Anyway, the short version of all of this is that Git tends to be like the Borg of source control systems: whatever you have, when I connect my Git to yours, I add everything you have that I don't to my repository. I keep everything I had before!

So, if you use git rebase on published commits—commits that I have now, because I got them from you earlier—you will, as in the quote, copy some of your existing commits to new commits that you think are new-and-improved. You will then switch to the new commits, abandoning the yucky old ones that you've copied. When I connect my Git to your Git, I'll end up with both the old and the new.

That doesn't seem so bad—but the problem is that my Git treats all commits in my repository as precious, so now I have both the old ones and the new ones. I haven't abandoned the old ones. If I've built new commits that use your old ones, I now have to somehow separate the work I've built from the work you've copied.

There are tools that can help with this—particularly git rebase --fork-point—but they're not the most wonderful things ever. They need to be used fairly quickly, right after I pick up your rebased commits, to be effective. So I will need to know, preferably in advance, that you will be rebasing your published work—your commits that I already have—so that I am prepared to do anything I must do to rebase my work on your rebased work.

If we have all agreed to this in advance, and we all know how to do it, then it is OK to rebase your published commits. If not, well, you might be making a lot of work for someone else, perhaps many "someone else"s, who may not know how to use the (not so great) tools for dealing with an "upstream rebase".

0
Josh E On

A Rebase operation is a potentially "destructive" one because precisely because it is so powerful. The power of rebase comes from the fact that it can rewrite the commit history of a particular branch. This doesn't seem like a big deal until you consider what happens in any situation where two or more people disagree on a historical record.

When you push a branch up to the server, you're not just pushing the current state of the branch, you're pushing its history as well. Any future merge or branching will take this history into account when applying/comparing changes.

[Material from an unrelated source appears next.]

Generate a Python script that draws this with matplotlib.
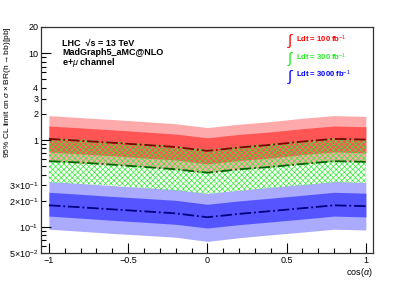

If you rebase a branch that's already been pushed to the server, anyone who had already pulled the branch will now be unable to plot a clean path from their commits to yours. Thus, they will be faced with inconsistent histories and merge conflicts rippling across the repository

The unfortunate souls dealing with this will likely not have warm and fuzzy feelings towards you, because you've just cost them a non-trivial amount of time and effort.

0
Ashish Mathew On

From the Pro Git book.

When you rebase stuff, you’re abandoning existing commits and creating new ones that are similar but different. If you push commits somewhere and others pull them down and base work on them, and then you rewrite those commits with git rebase and push them up again, your collaborators will have to re-merge their work and things will get messy when you try to pull their work back into yours.